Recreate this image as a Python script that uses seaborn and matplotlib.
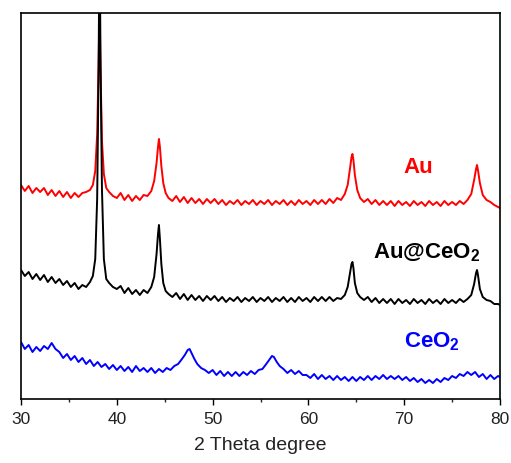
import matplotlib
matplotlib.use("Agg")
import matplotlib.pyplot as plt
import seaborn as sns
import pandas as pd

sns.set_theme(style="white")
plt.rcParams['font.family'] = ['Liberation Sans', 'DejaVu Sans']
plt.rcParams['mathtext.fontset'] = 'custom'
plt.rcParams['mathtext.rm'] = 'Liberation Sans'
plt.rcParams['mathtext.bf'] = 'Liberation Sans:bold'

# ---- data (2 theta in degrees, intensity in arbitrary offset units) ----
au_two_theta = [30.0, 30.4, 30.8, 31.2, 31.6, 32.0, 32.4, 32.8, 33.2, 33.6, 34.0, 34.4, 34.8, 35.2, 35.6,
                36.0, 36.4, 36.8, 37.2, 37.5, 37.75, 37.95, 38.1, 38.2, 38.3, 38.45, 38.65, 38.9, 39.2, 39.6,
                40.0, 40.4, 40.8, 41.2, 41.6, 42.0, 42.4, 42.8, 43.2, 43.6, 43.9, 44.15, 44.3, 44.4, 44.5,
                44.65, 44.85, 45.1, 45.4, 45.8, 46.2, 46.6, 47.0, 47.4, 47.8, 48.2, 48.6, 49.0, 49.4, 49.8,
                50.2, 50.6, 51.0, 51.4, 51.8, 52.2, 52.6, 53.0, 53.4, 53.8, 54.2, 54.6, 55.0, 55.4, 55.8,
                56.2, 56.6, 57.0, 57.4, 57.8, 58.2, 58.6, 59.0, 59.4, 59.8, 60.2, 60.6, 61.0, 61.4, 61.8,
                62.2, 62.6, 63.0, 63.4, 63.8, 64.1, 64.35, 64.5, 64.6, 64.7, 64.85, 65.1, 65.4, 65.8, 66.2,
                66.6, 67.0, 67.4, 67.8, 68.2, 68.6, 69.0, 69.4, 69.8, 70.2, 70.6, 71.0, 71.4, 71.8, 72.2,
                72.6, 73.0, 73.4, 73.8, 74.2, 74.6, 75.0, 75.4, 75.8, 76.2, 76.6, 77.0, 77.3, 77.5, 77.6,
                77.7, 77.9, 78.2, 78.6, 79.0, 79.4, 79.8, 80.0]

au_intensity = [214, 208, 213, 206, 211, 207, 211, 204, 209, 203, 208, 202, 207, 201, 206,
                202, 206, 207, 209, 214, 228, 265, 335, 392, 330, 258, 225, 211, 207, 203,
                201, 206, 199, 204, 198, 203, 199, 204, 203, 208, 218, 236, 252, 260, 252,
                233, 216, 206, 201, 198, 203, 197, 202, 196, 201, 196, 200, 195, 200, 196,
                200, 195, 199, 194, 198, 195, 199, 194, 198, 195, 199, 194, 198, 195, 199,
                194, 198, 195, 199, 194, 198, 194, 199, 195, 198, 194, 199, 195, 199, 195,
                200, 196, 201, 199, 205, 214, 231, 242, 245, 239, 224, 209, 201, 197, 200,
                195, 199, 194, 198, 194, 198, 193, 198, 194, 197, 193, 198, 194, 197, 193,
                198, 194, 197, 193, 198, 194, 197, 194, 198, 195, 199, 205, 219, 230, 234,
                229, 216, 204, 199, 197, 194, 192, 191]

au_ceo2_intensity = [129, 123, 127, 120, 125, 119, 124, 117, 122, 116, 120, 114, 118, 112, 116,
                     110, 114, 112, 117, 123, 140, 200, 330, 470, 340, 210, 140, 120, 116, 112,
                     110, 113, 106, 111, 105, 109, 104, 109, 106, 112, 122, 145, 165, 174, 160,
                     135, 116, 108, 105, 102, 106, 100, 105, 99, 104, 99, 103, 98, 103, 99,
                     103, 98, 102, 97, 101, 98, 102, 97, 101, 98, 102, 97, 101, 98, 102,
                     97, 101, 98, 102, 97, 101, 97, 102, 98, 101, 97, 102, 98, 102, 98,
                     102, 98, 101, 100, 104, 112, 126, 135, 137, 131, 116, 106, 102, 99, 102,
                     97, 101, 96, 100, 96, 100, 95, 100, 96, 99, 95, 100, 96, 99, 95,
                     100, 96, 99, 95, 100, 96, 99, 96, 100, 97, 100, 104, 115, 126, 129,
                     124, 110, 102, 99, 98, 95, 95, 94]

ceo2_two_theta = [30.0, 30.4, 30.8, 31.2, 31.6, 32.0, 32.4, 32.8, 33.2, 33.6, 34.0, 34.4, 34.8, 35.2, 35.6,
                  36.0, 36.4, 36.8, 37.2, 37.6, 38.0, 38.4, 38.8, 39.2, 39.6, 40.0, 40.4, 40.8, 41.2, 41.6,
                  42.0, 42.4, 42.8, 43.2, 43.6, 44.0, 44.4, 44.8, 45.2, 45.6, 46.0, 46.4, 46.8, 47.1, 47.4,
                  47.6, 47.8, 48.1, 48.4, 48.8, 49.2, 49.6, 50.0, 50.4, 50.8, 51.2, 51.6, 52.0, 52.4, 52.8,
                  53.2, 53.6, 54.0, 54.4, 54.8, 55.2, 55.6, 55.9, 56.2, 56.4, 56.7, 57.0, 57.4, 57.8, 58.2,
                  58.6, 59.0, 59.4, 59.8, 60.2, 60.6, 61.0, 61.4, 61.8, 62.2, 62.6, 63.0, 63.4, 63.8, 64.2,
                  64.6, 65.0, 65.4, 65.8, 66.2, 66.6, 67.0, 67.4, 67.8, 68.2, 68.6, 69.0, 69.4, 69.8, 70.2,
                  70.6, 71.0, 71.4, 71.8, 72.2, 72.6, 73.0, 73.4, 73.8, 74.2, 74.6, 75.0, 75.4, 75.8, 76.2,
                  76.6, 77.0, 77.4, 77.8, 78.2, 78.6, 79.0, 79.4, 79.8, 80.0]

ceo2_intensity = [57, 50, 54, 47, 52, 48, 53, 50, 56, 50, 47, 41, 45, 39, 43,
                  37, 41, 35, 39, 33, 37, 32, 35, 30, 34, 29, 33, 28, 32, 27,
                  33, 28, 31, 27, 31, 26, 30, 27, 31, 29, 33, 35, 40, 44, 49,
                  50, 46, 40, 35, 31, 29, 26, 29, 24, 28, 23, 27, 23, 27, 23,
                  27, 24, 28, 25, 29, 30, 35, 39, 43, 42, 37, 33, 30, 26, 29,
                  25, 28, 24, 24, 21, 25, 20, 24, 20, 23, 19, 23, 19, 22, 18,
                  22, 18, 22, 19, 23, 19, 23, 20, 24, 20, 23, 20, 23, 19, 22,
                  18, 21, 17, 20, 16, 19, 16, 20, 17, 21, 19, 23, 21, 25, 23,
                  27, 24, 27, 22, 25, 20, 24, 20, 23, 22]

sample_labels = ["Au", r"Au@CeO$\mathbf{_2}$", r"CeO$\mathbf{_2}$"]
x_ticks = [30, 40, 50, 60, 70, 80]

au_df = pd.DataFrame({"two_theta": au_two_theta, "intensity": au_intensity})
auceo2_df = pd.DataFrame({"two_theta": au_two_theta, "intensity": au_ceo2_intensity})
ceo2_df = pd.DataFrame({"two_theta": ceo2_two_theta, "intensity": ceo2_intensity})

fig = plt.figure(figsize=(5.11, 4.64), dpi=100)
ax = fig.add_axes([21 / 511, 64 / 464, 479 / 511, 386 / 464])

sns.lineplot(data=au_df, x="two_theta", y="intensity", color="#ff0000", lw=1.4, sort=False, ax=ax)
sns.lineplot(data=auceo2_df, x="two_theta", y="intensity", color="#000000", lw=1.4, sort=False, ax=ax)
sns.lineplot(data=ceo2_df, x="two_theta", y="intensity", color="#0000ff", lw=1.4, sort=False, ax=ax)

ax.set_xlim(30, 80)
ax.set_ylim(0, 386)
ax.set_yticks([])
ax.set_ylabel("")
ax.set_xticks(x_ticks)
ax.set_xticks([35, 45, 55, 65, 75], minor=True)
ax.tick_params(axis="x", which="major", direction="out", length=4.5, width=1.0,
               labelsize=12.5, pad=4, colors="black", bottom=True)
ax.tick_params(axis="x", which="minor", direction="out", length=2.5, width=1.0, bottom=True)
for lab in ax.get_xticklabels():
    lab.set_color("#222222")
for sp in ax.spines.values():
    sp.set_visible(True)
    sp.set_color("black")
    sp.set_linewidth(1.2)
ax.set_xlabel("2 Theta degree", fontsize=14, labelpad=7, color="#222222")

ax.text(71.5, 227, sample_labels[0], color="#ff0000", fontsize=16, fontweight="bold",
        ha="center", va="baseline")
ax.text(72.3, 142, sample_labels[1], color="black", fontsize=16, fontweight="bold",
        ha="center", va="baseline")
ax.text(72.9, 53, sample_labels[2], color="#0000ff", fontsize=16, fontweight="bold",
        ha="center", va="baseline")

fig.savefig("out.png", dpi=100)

**Problem:**
Restate exactly, please, only the lines between the start of the data and the line containing "77.7, 77.9, 78.2, 78.6, 79.0, 79.4, 79.8, 80.0]", both ends included, skipping the pictures.

**Exercise answer:**
Recreate this image as a Python script that uses seaborn and matplotlib.
import matplotlib
matplotlib.use("Agg")
import matplotlib.pyplot as plt
import seaborn as sns
import pandas as pd

sns.set_theme(style="white")
plt.rcParams['font.family'] = ['Liberation Sans', 'DejaVu Sans']
plt.rcParams['mathtext.fontset'] = 'custom'
plt.rcParams['mathtext.rm'] = 'Liberation Sans'
plt.rcParams['mathtext.bf'] = 'Liberation Sans:bold'

# ---- data (2 theta in degrees, intensity in arbitrary offset units) ----
au_two_theta = [30.0, 30.4, 30.8, 31.2, 31.6, 32.0, 32.4, 32.8, 33.2, 33.6, 34.0, 34.4, 34.8, 35.2, 35.6,
                36.0, 36.4, 36.8, 37.2, 37.5, 37.75, 37.95, 38.1, 38.2, 38.3, 38.45, 38.65, 38.9, 39.2, 39.6,
                40.0, 40.4, 40.8, 41.2, 41.6, 42.0, 42.4, 42.8, 43.2, 43.6, 43.9, 44.15, 44.3, 44.4, 44.5,
                44.65, 44.85, 45.1, 45.4, 45.8, 46.2, 46.6, 47.0, 47.4, 47.8, 48.2, 48.6, 49.0, 49.4, 49.8,
                50.2, 50.6, 51.0, 51.4, 51.8, 52.2, 52.6, 53.0, 53.4, 53.8, 54.2, 54.6, 55.0, 55.4, 55.8,
                56.2, 56.6, 57.0, 57.4, 57.8, 58.2, 58.6, 59.0, 59.4, 59.8, 60.2, 60.6, 61.0, 61.4, 61.8,
                62.2, 62.6, 63.0, 63.4, 63.8, 64.1, 64.35, 64.5, 64.6, 64.7, 64.85, 65.1, 65.4, 65.8, 66.2,
                66.6, 67.0, 67.4, 67.8, 68.2, 68.6, 69.0, 69.4, 69.8, 70.2, 70.6, 71.0, 71.4, 71.8, 72.2,
                72.6, 73.0, 73.4, 73.8, 74.2, 74.6, 75.0, 75.4, 75.8, 76.2, 76.6, 77.0, 77.3, 77.5, 77.6,
                77.7, 77.9, 78.2, 78.6, 79.0, 79.4, 79.8, 80.0]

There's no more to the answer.